WILL scores of Labour MPs be swept away by the expenses scandal engulfing Westminster – ending the party’s near-monopoly of Merseyside seats?

Attention is already switching to the impact on next year’s general election, with predictions of a populist backlash against all “incumbent” MPs, accused of riding the gravy train.

It may not matter that the most recent revelations – the claims for chandeliers, swimming pool upkeep and horse manure – suggest the Conservatives are also up to their necks in this sleaze.

Most incumbents – and, certainly, most in marginal seats – are Labour MPs, which means a voters’ war on sitting MPs will be calamitous news for Gordon Brown.

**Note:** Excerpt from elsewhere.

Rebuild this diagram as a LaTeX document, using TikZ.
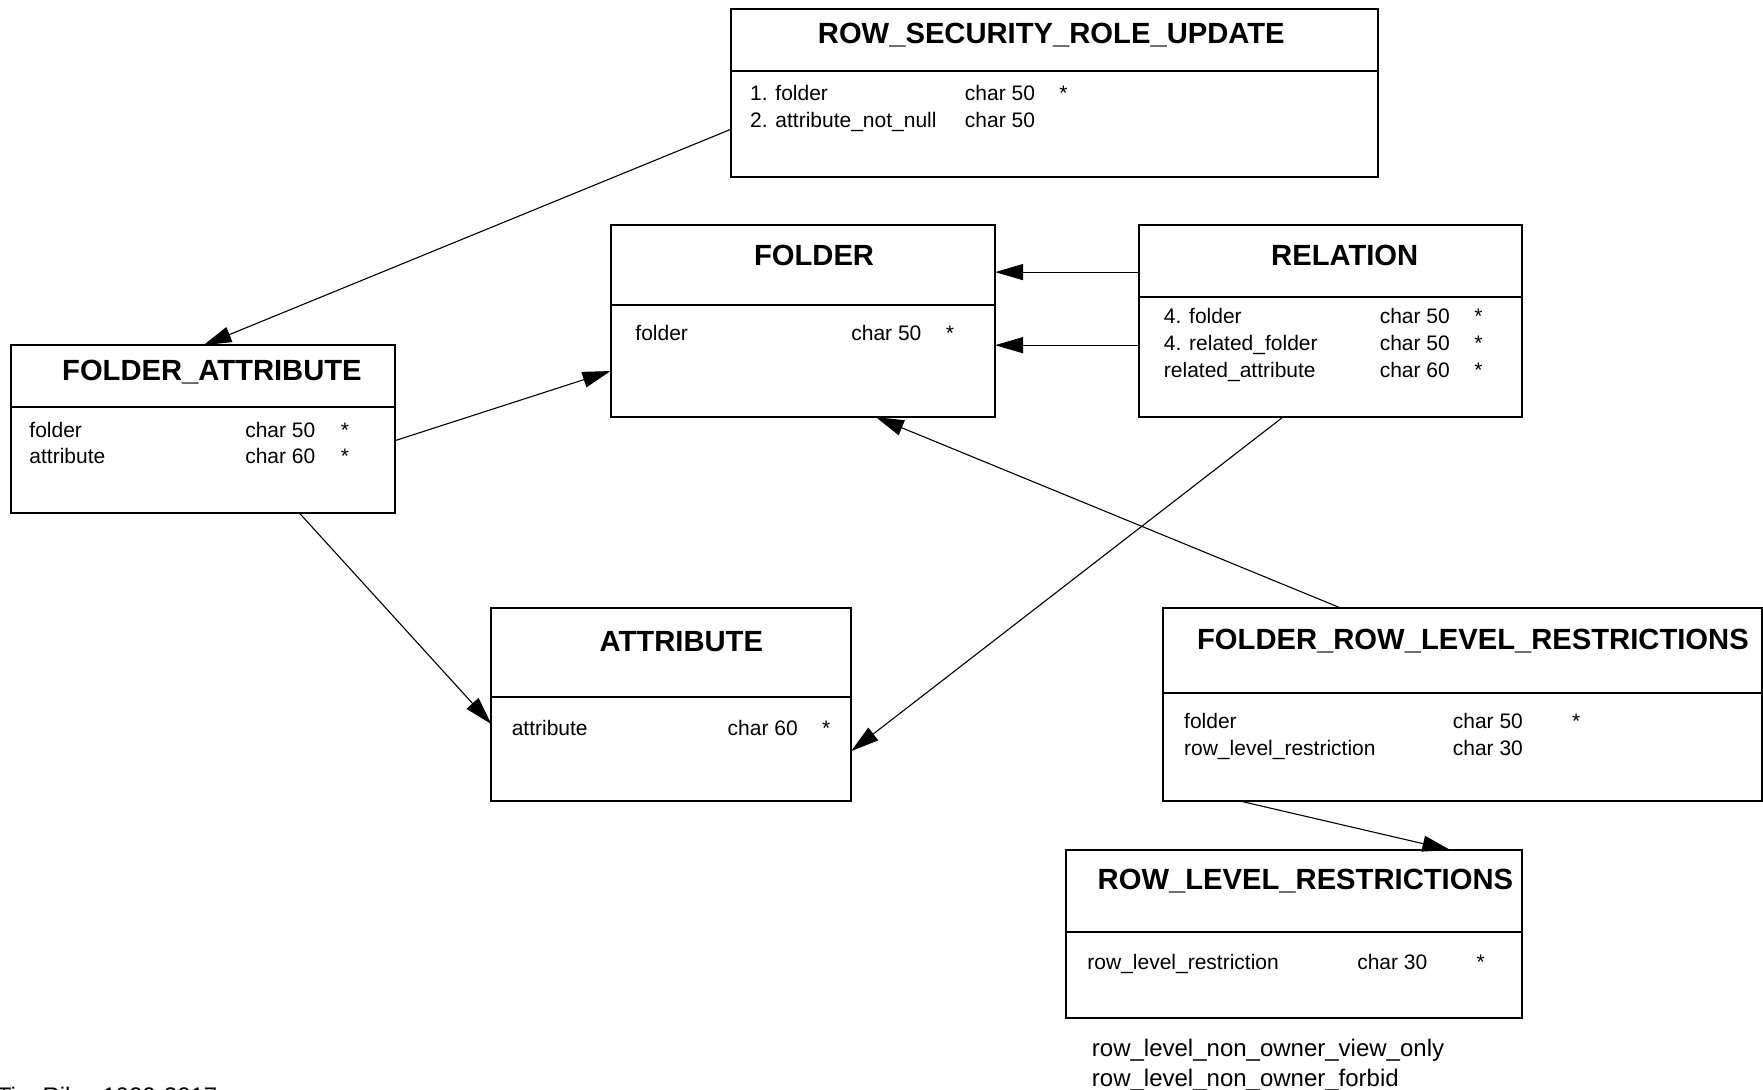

Already, Stephen Hesford (Wirral West ), Ben Chapman (Wirral South), Claire Curtis-Thomas (the new seat of Sefton Central) and Rosie Cooper (West Lancashire) are extremely vulnerable to Labour’s ongoing turmoil.

More Mersey MPs will fall if the pent-up fury triggered by all the tax-dodging and furniture-scrounging is released, next May, in a wipe-out of those stained by their years at Westminster.

Furthermore, in Cheshire, memories are still fresh of the last such backlash in 1997, which saw former BBC reporter Martin Bell sensationally defeat Tory Neil Hamilton in true-blue Tatton.

If the Tories could lose in the Cheshire “footballers wives’ belt”, could Labour lose in its working-class heartlands of Liverpool and the like?

The first thing to say is that there is, as yet, no evidence that Merseyside MPs have engaged in the sort of expenses skulduggery laid bare elsewhere.

Secondly, we should resist the temptation to scream “they are all crooks”, even as the number of MPs who have abused the system tots up, day-by-day.

I spend time with the Merseyside MPs. I know they are hard-working and enter Parliament to improve the lives of their constituents – not to enrich themselves at taxpayers’ expense.